Change control breaks down
Emergency patching and mitigation often means production changes without full testing, partial mitigations, and risky config changes under pressure. That’s how outages and secondary incidents happen.
Why Enterprise Tech Is the New Favorite Target
There’s been a noticeable shift away from “spray and pray” endpoint attacks toward enterprise infrastructure attacks.
From an attacker’s perspective:
- One firewall bug > 10,000 phishing emails
- One SSO exploit > hundreds of stolen passwords
- One email gateway exploit > full internal visibility
Security tools, ironically, are now some of the most valuable targets because they sit in privileged positions with broad access.
The Real Business Impact (Not Just Security Pain)
Zero-days don’t just hurt security teams. They hit the business where it hurts most.
Operational disruption
- Email down
- VPN access broken
- Cloud admin access restricted
- E-commerce or internal systems offline
Revenue doesn’t wait for incident response to finish.
Financial damage
- Incident response firms
- Forensics
- Legal counsel
- Emergency consulting
- Tool replacements
- Overtime and burnout
Even without ransomware, the bill adds up fast.
Regulatory and compliance fallout
Depending on your industry, you may face breach notification requirements, audits, fines, contractual penalties, and customer reporting obligations. Zero-day incidents often trigger extra scrutiny because of their scale and sensitivity.
Trust erosion
Customers and partners don’t care that it was a “zero-day.” They care that data was exposed, systems were unavailable, and security controls failed. Reputation damage lasts longer than the outage.
Why “Just Patch It” Is Not Enough
A common mistake enterprises make is thinking the problem ends once a patch is applied. It doesn’t.
If attackers exploited the vulnerability before the patch, they may already have new admin accounts, stolen credentials, persistence mechanisms, or hidden tunnels or services.
That’s why zero-day response has to assume potential compromise, not just vulnerability exposure.
What Smart Enterprises Do Differently
Enterprises that handle zero-days well don’t panic—but they move fast and deliberately.
1) Prioritize based on real exploitation
Not every scary vulnerability matters equally.

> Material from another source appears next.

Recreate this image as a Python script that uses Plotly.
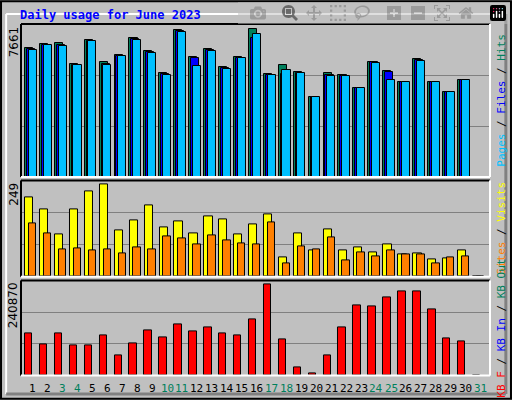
import plotly.graph_objects as go

days = list(range(1, 32))
day_labels = [str(d) for d in days]
weekend = [3, 4, 10, 11, 17, 18, 24, 25, 31]

hits = [6676, 6899, 6951, 5846, 7091, 5965, 6313, 7194, 6520, 5394, 7609, 6209, 6624, 5690, 6209,
        7661, 5327, 5794, 5431, 4134, 5394, 5275, 4601, 5965, 5498, 4912, 6105, 4912, 4393, 5016, 0]
files = [6620, 6860, 6860, 5820, 7060, 5880, 6290, 7140, 6470, 5330, 7560, 6157, 6570, 5640, 6180,
         7225, 5300, 5343, 5400, 4134, 5300, 5250, 4601, 5940, 5431, 4912, 6050, 4912, 4393, 5016, 0]
pages = [6572, 6831, 6779, 5794, 7039, 5809, 6261, 7091, 6416, 5275, 7506, 5742, 6520, 5586, 6157,
         7402, 5275, 5534, 5379, 4134, 5223, 5223, 4601, 5913, 5016, 4912, 6001, 4912, 4393, 5016, 0]
visits = [214, 182, 114, 182, 230, 249, 125, 152, 192, 133, 149, 117, 163, 155, 114,
          141, 168, 52, 117, 71, 128, 71, 79, 66, 87, 60, 63, 47, 50, 71, 0]
sites = [144, 117, 74, 77, 71, 74, 63, 79, 74, 109, 103, 87, 112, 98, 90,
         87, 147, 36, 82, 74, 106, 44, 66, 55, 71, 60, 60, 36, 52, 55, 0]
kbytes = [111724, 82739, 111724, 80104, 80104, 106454, 53754, 85374, 119629, 101184, 135439, 116994,
          127534, 111724, 106454, 148614, 240870, 95914, 22134, 6324, 53754, 127534, 185504, 182869,
          206584, 222394, 222394, 174964, 98549, 90644, 0]

BG = "#c0c0c0"
MONO = "DejaVu Sans Mono"
x_rng = [0.216, 31.63]
x_dom = [0.041, 0.957]
top_max, mid_max, bot_max = 7936, 260, 251400

fig = go.Figure()

def bars(vals, off, width, color, xa, ya):
    fig.add_trace(go.Bar(x=[d + off for d in days], y=vals, width=width, marker_color=color,
                         marker_line=dict(color="black", width=1), xaxis=xa, yaxis=ya,
                         showlegend=False, hoverinfo="skip"))

bars(hits, -0.25, 0.54, "#00805c", "x", "y")
bars(files, -0.12, 0.54, "#0000ff", "x", "y")
bars(pages, 0.0, 0.54, "#00c0ff", "x", "y")
bars(visits, -0.23, 0.55, "#ffff00", "x2", "y2")
bars(sites, 0.0, 0.5, "#ff8000", "x2", "y2")
bars(kbytes, -0.27, 0.5, "#ff0000", "x3", "y3")

def yax(dom, top, xa):
    return dict(domain=dom, range=[0, top], tickvals=[top / 3, 2 * top / 3], showticklabels=False,
                gridcolor="#808080", gridwidth=1, zeroline=False, fixedrange=True, anchor=xa)

def xax(anchor):
    return dict(domain=x_dom, range=x_rng, showticklabels=False, showgrid=False, zeroline=False, anchor=anchor)

fig.update_layout(
    width=512, height=400, margin=dict(l=0, r=0, t=0, b=0),
    paper_bgcolor=BG, plot_bgcolor=BG, barmode="overlay", bargap=0,
    font=dict(family=MONO, size=11, color="black"),
    xaxis=xax("y"), xaxis2=xax("y2"), xaxis3=xax("y3"),
    yaxis=yax([0.5575, 0.94], top_max, "x"),
    yaxis2=yax([0.308, 0.549], mid_max, "x2"),
    yaxis3=yax([0.061, 0.299], bot_max, "x3"),
)

# panel frames: dark top/left, white bottom/right
for y0, y1 in [(0.5575, 0.94), (0.308, 0.549), (0.061, 0.299)]:
    x0, x1 = x_dom
    fig.add_shape(type="line", xref="paper", yref="paper", x0=x0, x1=x1, y0=y1, y1=y1, line=dict(color="black", width=2))
    fig.add_shape(type="line", xref="paper", yref="paper", x0=x0, x1=x0, y0=y0, y1=y1, line=dict(color="black", width=2))
    fig.add_shape(type="line", xref="paper", yref="paper", x0=x0, x1=x1, y0=y0, y1=y0, line=dict(color="white", width=2))
    fig.add_shape(type="line", xref="paper", yref="paper", x0=x1, x1=x1, y0=y0, y1=y1, line=dict(color="white", width=2))

# outer bevel
fig.add_shape(type="rect", xref="paper", yref="paper", x0=0.002, x1=0.998, y0=0.003, y1=0.997,
              line=dict(color="black", width=2))
fig.add_shape(type="line", xref="paper", yref="paper", x0=0.012, x1=0.988, y0=0.965, y1=0.965, line=dict(color="white", width=2))
fig.add_shape(type="line", xref="paper", yref="paper", x0=0.012, x1=0.012, y0=0.015, y1=0.965, line=dict(color="white", width=2))
fig.add_shape(type="line", xref="paper", yref="paper", x0=0.012, x1=0.988, y0=0.015, y1=0.015, line=dict(color="#808080", width=3))
fig.add_shape(type="line", xref="paper", yref="paper", x0=0.988, x1=0.988, y0=0.015, y1=0.965, line=dict(color="#808080", width=3))

fig.add_annotation(text="<b>Daily usage for June 2023</b>", xref="paper", yref="paper", x=0.035, y=0.962,
                   xanchor="left", yanchor="middle", showarrow=False, font=dict(color="#0000ff", size=12, family=MONO))

for txt, yp in [("7661", 0.94), ("249", 0.549), ("240870", 0.299)]:
    fig.add_annotation(text=txt, xref="paper", yref="paper", x=0.027, y=yp, textangle=-90,
                       xanchor="center", yanchor="top", showarrow=False, font=dict(size=12, family="DejaVu Sans"))

for d, lab in zip(days, day_labels):
    fig.add_annotation(text=lab, xref="x3", yref="paper", x=d, y=0.03, showarrow=False,
                       yanchor="middle", font=dict(size=11, family=MONO,
                       color="#00805c" if d in weekend else "black"))

right = [
    ('<span style="color:#00c0ff">Pages</span> / <span style="color:#0000ff">Files</span> / '
     '<span style="color:#00805c">Hits</span>', 0.75),
    ('<span style="color:#ff8000">Sites</span> / <span style="color:#ffff00">Visits</span>', 0.43),
    ('<span style="color:#ff0000">KB F</span> / <span style="color:#0000ff">KB In</span> / '
     '<span style="color:#00805c">KB Out</span>', 0.18),
]
for txt, yp in right:
    fig.add_annotation(text=txt, xref="paper", yref="paper", x=0.978, y=yp, textangle=-90,
                       xanchor="center", yanchor="middle", showarrow=False,
                       font=dict(size=11, family=MONO, color="black"))

fig.write_html("out.html", post_script="document.body.style.margin='0';document.body.style.overflow='hidden';")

Smart teams focus on actively exploited vulnerabilities, internet-facing systems, and identity/email/edge infrastructure. This keeps teams from burning out on noise.
2) Treat edge systems as crown jewels
Minimum baseline should include:
- No public management interfaces
- Strong MFA for all admin access
- Separate admin accounts
- Regular review of configs and access logs
If attackers own the edge, they own the map.
3) Hunt, don’t just patch
After mitigation:
- Review logs before and after the patch window
- Look for new admin users, tokens, or keys
- Check for persistence mechanisms
- Rotate credentials where exposure is possible
Assume attackers tried to stay.
4) Reduce blast radius
You won’t prevent every zero-day. You can limit the damage with:
- Network segmentation
- Least-privilege access
- Separate identity tiers
- Protected backups and recovery paths
Slowing attackers down buys detection time.
5) Build an emergency response lane
Zero-days ignore calendars. You need:
- Pre-approved emergency change processes
- Clear system ownership
- Fast communication paths
- Leadership alignment before the crisis
If you wait to define this during an incident, you’re already behind.
What Leadership Needs to Understand (Without the Jargon)
If you had to explain zero-day risk in one breath:
“Zero-days bypass normal defenses, target the systems we trust most, and can compromise large parts of the business before we even know there’s a problem. Our goal isn’t perfection—it’s fast detection, limited blast radius, and controlled recovery.”
That framing changes conversations from blame to readiness.
The Bottom Line
Zero-day exploits are not rare edge cases anymore. They’re a core enterprise risk, especially as attackers focus on infrastructure, identity, and security platforms.
You can’t prevent every zero-day. But you can detect faster, respond smarter, contain damage, and recover cleanly.
Enterprises that accept that reality—and build for it—are the ones that survive the next zero-day without it becoming a headline.